Par ailleurs, l’utilisation massive des pesticides coûte énormément à la communauté :

  • La dépollution des eaux de surface et côtières polluées par les nitrates et les pesticides agricoles était estimée en France (en 2011) à 54 Mdrs € soit le montant annuel de la PAC. Qui paye cette somme astronomique actuellement ? Les ménages (surcoût de la facture d’eau-assainissement d’au moins 10%), les collectivités locales, les agences de l’eau (nos impôts donc). Une autre étude du Commissariat Général au Développement Durable (CGDD) estime que le coût de l’élimination des pesticides dans les milieux aquatiques est de 60 000 € à 200 000 € par kg de pesticides !!! Cela mérite d’y réfléchir à deux fois avant de balancer même 1 g dans la nature.
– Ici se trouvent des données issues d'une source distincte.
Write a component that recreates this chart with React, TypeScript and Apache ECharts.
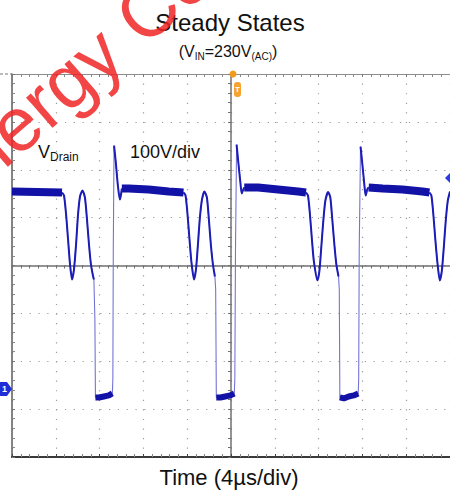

  • En terme de santé un rapport de l’Inspection Générale des Affaires Sociales et de celle des Finances à propos de la création d’un fonds d’indemnisation des victimes de pesticides est paru en janvier 2018. Celui-ci estime que, pour des raisons financières, le nombre des victimes est largement sous-estimé et que “le risque d’exposition aux produits chimiques de la population agricole concernerait actuellement 100 000 personnes” !!! Le nombre de victimes potentielles est “évalué à 10 000 personnes, dont 2/3 pour la maladie de Parkinson” (tableau 58 du régime agricole AT-MP) et “1/3 pour les hémopathies malignes” (tableau 59). En clair, si les victimes de pesticides étaient reconnues comme maladies professionnelles et indemnisées, la MSA ferait banqueroute. Est-ce pour cette raison que la FNSEA en 2012 s’était opposée à la reconnaissance de la maladie de Parkinson comme maladie professionnelle ? Ne serait-il pas beaucoup plus raisonnable de tout faire pour ne plus utiliser du tout ces produits comme le font les agriculteurs bio ?
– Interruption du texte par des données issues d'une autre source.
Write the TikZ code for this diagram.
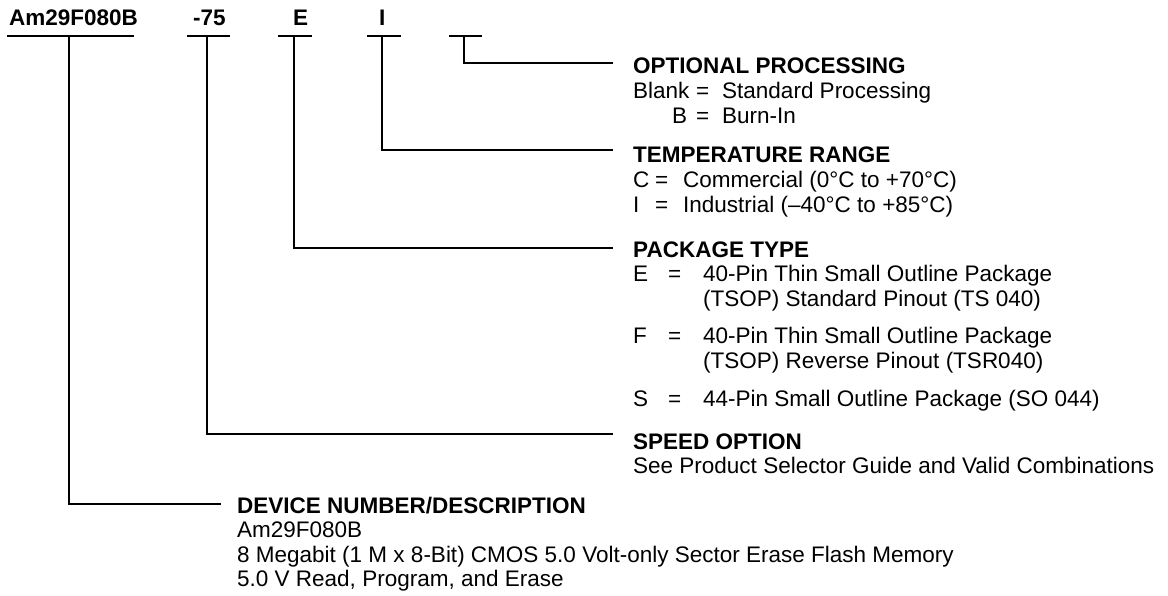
\documentclass[tikz,border=0pt]{standalone}
\usepackage{fontspec}
\setmainfont{Liberation Sans}
\begin{document}
\begin{tikzpicture}[x=1pt,y=-1pt,
  txt/.style={anchor=base west,inner sep=0pt,font=\fontsize{22.5}{25}\selectfont},
  hd/.style={txt,font=\fontsize{22.5}{25}\selectfont\bfseries},
  ln/.style={line width=2pt,line cap=butt,line join=miter}]
\useasboundingbox (0,0) rectangle (1168,595);
\fill[white] (0,0) rectangle (1168,595);
% top part-number labels
\node[hd] (lA) at (9,25) {Am29F080B};
\node[hd] (lS) at (193,25) {-75};
\node[hd] (lP) at (293,25) {E};
\node[hd] (lT) at (379,25) {I};
% underline coordinates
\coordinate (uA1) at (7,36);   \coordinate (uA2) at (134,36);
\coordinate (uS1) at (187,36); \coordinate (uS2) at (230,36);
\coordinate (uP1) at (278,36); \coordinate (uP2) at (312,36);
\coordinate (uT1) at (367,36); \coordinate (uT2) at (401,36);
\coordinate (uO1) at (449,36); \coordinate (uO2) at (482,36);
\coordinate (tA) at (69,36);
\coordinate (tS) at (207,36);
\coordinate (tP) at (294,36);
\coordinate (tT) at (382,36);
\coordinate (tO) at (464,36);
% line end coordinates
\coordinate (eO) at (613,63);
\coordinate (eT) at (613,150);
\coordinate (eP) at (613,248);
\coordinate (eS) at (613,434);
\coordinate (eA) at (221,504);
\draw[ln] (uA1) -- (uA2);
\draw[ln] (uS1) -- (uS2);
\draw[ln] (uP1) -- (uP2);
\draw[ln] (uT1) -- (uT2);
\draw[ln] (uO1) -- (uO2);
\draw[ln] (tO) |- (eO);
\draw[ln] (tT) |- (eT);
\draw[ln] (tP) |- (eP);
\draw[ln] (tS) |- (eS);
\draw[ln] (tA) |- (eA);
% optional processing
\node[hd] (hO) at (633,73) {OPTIONAL PROCESSING};
\node[txt] (oB1) at (633,98) {Blank};
\node[txt] (oE1) at (696,98) {=};
\node[txt] (oD1) at (722,98) {Standard Processing};
\node[txt] (oB2) at (672,123) {B};
\node[txt] (oE2) at (696,123) {=};
\node[txt] (oD2) at (722,123) {Burn-In};
% temperature range
\node[hd] (hT) at (633,162) {TEMPERATURE RANGE};
\node[txt] (tC1) at (633,187) {C};
\node[txt] (tE1) at (655,187) {=};
\node[txt] (tD1) at (683,187) {Commercial (0°C to +70°C)};
\node[txt] (tC2) at (633,212) {I};
\node[txt] (tE2) at (655,212) {=};
\node[txt] (tD2) at (683,212) {Industrial (--40°C to +85°C)};
% package type
\node[hd] (hP) at (633,257) {PACKAGE TYPE};
\node[txt] (pC1) at (633,281) {E};
\node[txt] (pE1) at (668,281) {=};
\node[txt] (pD1) at (703,281) {40-Pin Thin Small Outline Package};
\node[txt] (pD1b) at (703,306) {(TSOP) Standard Pinout (TS 040)};
\node[txt] (pC2) at (633,343) {F};
\node[txt] (pE2) at (668,343) {=};
\node[txt] (pD2) at (703,343) {40-Pin Thin Small Outline Package};
\node[txt] (pD2b) at (703,368) {(TSOP) Reverse Pinout (TSR040)};
\node[txt] (pC3) at (633,406) {S};
\node[txt] (pE3) at (668,406) {=};
\node[txt] (pD3) at (703,406) {44-Pin Small Outline Package (SO 044)};
% speed option
\node[hd] (hS) at (633,449) {SPEED OPTION};
\node[txt] (sD) at (633,473) {See Product Selector Guide and Valid Combinations};
% device number
\node[hd] (hA) at (237,513) {DEVICE NUMBER/DESCRIPTION};
\node[txt] (aD1) at (237,537) {Am29F080B};
\node[txt] (aD2) at (237,562) {8 Megabit (1 M x 8-Bit) CMOS 5.0 Volt-only Sector Erase Flash Memory};
\node[txt] (aD3) at (237,586) {5.0 V Read, Program, and Erase};
\end{tikzpicture}
\end{document}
  • Nous ne nous risquerons pas à chiffrer le coût de la diminution dramatique de la biodiversité (on parle de la 6ème extinction massive), pas plus que le coût de la vie d’une victime des pesticides. Ce sont pourtant les plus grandes pertes dans cette affaire et elles sont inadmissibles.
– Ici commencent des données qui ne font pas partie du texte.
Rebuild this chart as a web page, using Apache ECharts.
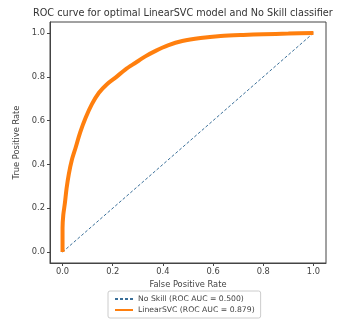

Alors Madame Lambert, nous voulons bien soutenir les agriculteurs puisque vous nous y invitez. Mais nous ne mettrons pas un gilet jaune ou vert pour que ceux qui polluent l’eau et mettent en danger la santé des riverains, des salariés (et la leur) soient dédouanés de tout. Nous souhaitons soutenir l’agriculture de demain, celle qui nous nourrira tous, tout en étant respectueuse de l’environnement et de la santé de tous.

Mise à jour du 25 mars 2019 :

On apprend que, sur huit programmes-type régionaux, le coût moyen de la RPD est de 35 €/ha en 2019 avec des variations de 11 à 65 €/ha selon les régions et selon que l’on utilise ou non des produits CMR (source : Eric Cantelot, expert Ecophyto national).